Cubic equation problem $\frac{x^3}{3}-x=k$ The cubic function $\frac{{{x^3}}}{3} - x = k$ has three different roots $\alpha,\beta,\gamma$ about the real number k. Let's call the minimum value of $|\alpha|+|\beta|+|\gamma|$ as $m$. FInd the value of $m^2$.
My approach is as follow
$\frac{{{x^3}}}{3} - x = k \Rightarrow f\left( x \right) = \frac{{{x^3}}}{3} - x - k$
$f'\left( x \right) = {x^2} - 1 = 0$
Hence $x =  \pm 1$
$f\left( 1 \right) = \frac{1}{3} - 1 - k =  - \left( {k + \frac{2}{3}} \right)\& f\left( { - 1} \right) =  - \frac{1}{3} + 1 - k =  - \left( {k - \frac{2}{3}} \right)$
For real roots $f\left( 1 \right)f\left( { - 1} \right) < 0$
Therefore $ - \left( {k + \frac{2}{3}} \right) \times \left( { - \left( {k - \frac{2}{3}} \right)} \right) < 0$
$k \in \left( { - \frac{2}{3},\frac{2}{3}} \right)$
We know that $\alpha+\beta+\gamma=0$
But how we will find the minimum values of the sum of the modulus of the roots.

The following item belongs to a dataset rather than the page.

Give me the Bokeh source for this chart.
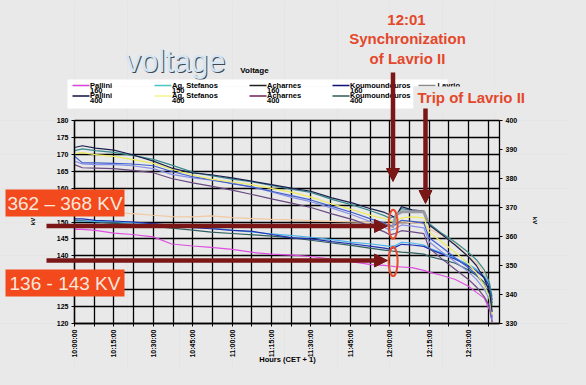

 A: Hint $\;-\;$ using $\,\alpha\beta+\beta\gamma+\gamma\alpha=-3\,$:
$$
\require{cancel}
\begin{align}
m^2 &= \left(|\alpha|+|\beta|+|\gamma|\right)^2
\\ &= \alpha^2+\beta^2+\gamma^2 + 2\left(|\alpha\beta|+|\beta\gamma|+|\gamma\alpha|\right)

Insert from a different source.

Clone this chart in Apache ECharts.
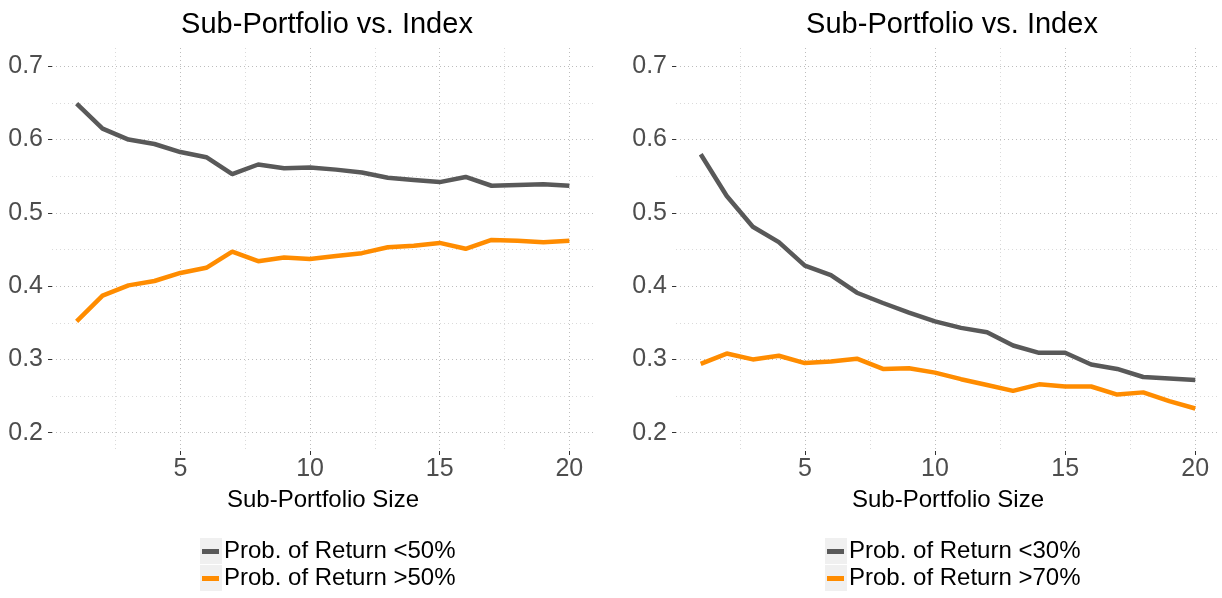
<!DOCTYPE html>
<html>
<head>
<meta charset="utf-8">
<script src="https://cdn.jsdelivr.net/npm/echarts@6/dist/echarts.min.js"></script>
<style>
  html, body { margin: 0; padding: 0; background: #fff; }
  #chart { width: 1222px; height: 598px; }
</style>
</head>
<body>
<div id="chart"></div>
<script>
  // sub-portfolio sizes 1..20
  const sizes = [1, 2, 3, 4, 5, 6, 7, 8, 9, 10, 11, 12, 13, 14, 15, 16, 17, 18, 19, 20];

  // left panel: return below / above 50%
  const leftBelow50 = [0.649, 0.615, 0.600, 0.594, 0.583, 0.576, 0.553, 0.566, 0.561, 0.562,
                       0.559, 0.555, 0.548, 0.545, 0.542, 0.549, 0.537, 0.538, 0.539, 0.537];
  const leftAbove50 = [0.352, 0.387, 0.401, 0.407, 0.418, 0.425, 0.447, 0.434, 0.439, 0.437,
                       0.441, 0.445, 0.453, 0.455, 0.459, 0.451, 0.463, 0.462, 0.460, 0.462];

  // right panel: return below 30% / above 70%
  const rightBelow30 = [0.580, 0.523, 0.481, 0.460, 0.428, 0.415, 0.391, 0.377, 0.364, 0.352,
                        0.343, 0.337, 0.319, 0.309, 0.309, 0.293, 0.287, 0.276, 0.274, 0.272];
  const rightAbove70 = [0.294, 0.308, 0.300, 0.305, 0.295, 0.297, 0.301, 0.287, 0.288, 0.282,
                        0.273, 0.265, 0.257, 0.266, 0.263, 0.263, 0.252, 0.255, 0.243, 0.233];

  const xTicks = [5, 10, 15, 20];
  const xMinor = [2.5, 7.5, 12.5, 17.5];
  const yTicks = [0.2, 0.3, 0.4, 0.5, 0.6, 0.7];
  const yMinor = [0.25, 0.35, 0.45, 0.55, 0.65];

  const names = [
    ['Prob. of Return <50%', 'Prob. of Return >50%'],
    ['Prob. of Return <30%', 'Prob. of Return >70%']
  ];

  const FONT = '"Liberation Sans", Arial, sans-serif';
  const GREY = '#595959';
  const ORANGE = '#ff8c00';

  const pairs = vals => sizes.map((s, i) => [s, vals[i]]);

  const chart = echarts.init(document.getElementById('chart'));

  const grids = [
    { left: 52, top: 48, width: 542, height: 403 },
    { left: 676, top: 48, width: 544, height: 403 }
  ];

  const majorLine = { color: '#bdbdbd', type: [1, 3], width: 1 };
  const minorLine = { color: '#dadada', type: [1, 3], width: 1 };

  const xAxes = [];
  const yAxes = [];
  [0, 1].forEach(g => {
    // main x axis: labels, ticks, major grid lines
    xAxes.push({
      type: 'value', gridIndex: g, min: 0.05, max: 20.95, position: 'bottom',
      name: 'Sub-Portfolio Size', nameLocation: 'middle', nameGap: 37,
      nameTextStyle: { fontFamily: FONT, fontSize: 24, color: '#000' },
      axisLine: { show: false },
      axisTick: { show: true, length: 4, customValues: xTicks, lineStyle: { color: '#333' } },
      axisLabel: { customValues: xTicks, fontFamily: FONT, fontSize: 25, color: '#4d4d4d', margin: 6 },
      splitLine: { show: true, lineStyle: majorLine }
    });
    // minor vertical grid lines
    xAxes.push({
      type: 'value', gridIndex: g, min: 0.05, max: 20.95, position: 'bottom',
      axisLine: { show: false },
      axisTick: { show: false, customValues: xMinor },
      axisLabel: { show: false },
      splitLine: { show: true, lineStyle: minorLine }
    });
    yAxes.push({
      type: 'value', gridIndex: g, min: 0.175, max: 0.725, position: 'left',
      axisLine: { show: false },
      axisTick: { show: true, length: 4, customValues: yTicks, lineStyle: { color: '#333' } },
      axisLabel: {
        customValues: yTicks, fontFamily: FONT, fontSize: 25, color: '#4d4d4d', margin: 9,
        formatter: v => v.toFixed(1)
      },
      splitLine: { show: true, lineStyle: majorLine }
    });
    yAxes.push({
      type: 'value', gridIndex: g, min: 0.175, max: 0.725, position: 'left',
      axisLine: { show: false },
      axisTick: { show: false, customValues: yMinor },
      axisLabel: { show: false },
      splitLine: { show: true, lineStyle: minorLine }
    });
  });

  const mkSeries = (name, vals, g, color) => ({
    name: name, type: 'line', xAxisIndex: g * 2, yAxisIndex: g * 2,
    data: pairs(vals), symbol: 'none', smooth: false,
    lineStyle: { color: color, width: 4.5 }, itemStyle: { color: color },
    z: 5
  });

  const legendBase = {
    orient: 'vertical', top: 538, padding: 0, itemGap: 0,
    itemWidth: 17, itemHeight: 5, icon: 'rect',
    textStyle: { fontFamily: FONT, fontSize: 24, color: '#000', lineHeight: 27, padding: [0, 0, 0, 0] }
  };

  // light key boxes behind legend symbols
  const keyBox = (x, y) => ({
    type: 'rect', left: x, top: y, z: 0,
    shape: { width: 22, height: 26 }, style: { fill: '#f0f0f0' }
  });

  const option = {
    animation: false,
    backgroundColor: '#fff',
    title: [
      { text: 'Sub-Portfolio vs. Index', left: 322, top: 5, textAlign: 'center',
        textStyle: { fontFamily: FONT, fontSize: 29, fontWeight: 'normal', color: '#000' } },
      { text: 'Sub-Portfolio vs. Index', left: 947, top: 5, textAlign: 'center',
        textStyle: { fontFamily: FONT, fontSize: 29, fontWeight: 'normal', color: '#000' } }
    ],
    grid: grids,
    xAxis: xAxes,
    yAxis: yAxes,
    legend: [
      Object.assign({}, legendBase, { left: 202, data: names[0] }),
      Object.assign({}, legendBase, { left: 827, data: names[1] })
    ],
    graphic: [
      keyBox(200, 538), keyBox(200, 565),
      keyBox(825, 538), keyBox(825, 565)
    ],
    series: [
      mkSeries(names[0][0], leftBelow50, 0, GREY),
      mkSeries(names[0][1], leftAbove50, 0, ORANGE),
      mkSeries(names[1][0], rightBelow30, 1, GREY),
      mkSeries(names[1][1], rightAbove70, 1, ORANGE)
    ]
  };

  chart.setOption(option);
  window.addEventListener('resize', () => { chart.resize(); });
</script>
</body>
</html>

\\ &= \cancel{\left(\alpha+\beta+\gamma\right)^2} - 2(\alpha\beta+\beta\gamma+\gamma\alpha)+ 2\left(|\alpha\beta|+|\beta\gamma|+|\gamma\alpha|\right)

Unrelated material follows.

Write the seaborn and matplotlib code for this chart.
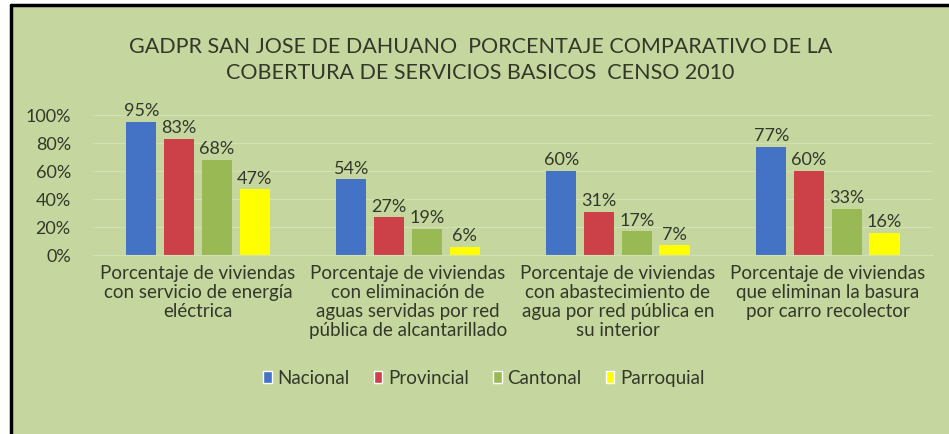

\\ &= 6 + 2\left(|\alpha\beta|+|\beta\gamma|+|\gamma\alpha|\right)
\\ &\ge 6 + 2\,|\alpha\beta+\beta\gamma+\gamma\alpha|
\\ &= 12
\end{align}
$$
This gives a lower bound on $m^2\,$. To prove it's an actual minimum, it is enough to find a $k$ such that $|\alpha|+|\beta|+|\gamma| = 2 \sqrt{3}\,$, which turns out not to be too hard.
Note: the above assumes the roots are real (per OP's comments), in order for $\,|\alpha|^2=\alpha^2\,$ to hold.
A: Note: This is assuming that the question intends to ask that each of $\{\alpha,\beta,\gamma\}$ must be real in addition to $k$. If they are allowed to be non-real, the situation is trickier.
The sum $|\alpha|+|\beta|+|\gamma|$ is preserved if $k$ is replaced by $-k$, so we can without loss of generality assume that $k<0$, so that there are two positive roots and one negative root. Let the positive roots be $\alpha>\beta$, and let $\alpha(k)$ and $\beta(k)$ represent the functions mapping $k$ to the largest root and to the second largest root of $x^3/3-x-k$, respectively. We seek to minimize $2\alpha(k)+2\beta(k)$.
See if you can do this via calculus, writing the derivative of $2\alpha(k)+2\beta(k)$ in terms of $\alpha(k)$, $\beta(k)$, and $k$. Then you only need to check the endpoints ($k=0$ and $k=-2/3$), and any places where the derivative may be $0$.
A: Note: this is similar to another answer, except that by recognizing only one root needs to be tracked instead of the other two the calculation is simplified.
First observe that if we reverse the sign of $k$ then all roots are also reversed in sign with no effect on the set of absolute values, thus no impact on the sum $|\alpha|+|\beta|+|\gamma|$. So we can cover all values of this sum by considering just the case where $k$ is nonpositive.
Then only one root is negative by Descartes' Rule of Signs. Calling that root $\alpha$ we then have
$|\alpha|+|\beta|+|\gamma|=-\alpha+\beta+\gamma$
$\color{blue}{=-2\alpha\because\alpha+\beta+\gamma=0}$
Thus find the nonpositive value of $k$ that minimizes the absolute value of the negative root $\alpha$. Given that $k=0$ gives $\alpha=-\sqrt3$ and $k<0$ must give $\alpha<-\sqrt3$ (why?), you then get your answer using the blue equation above.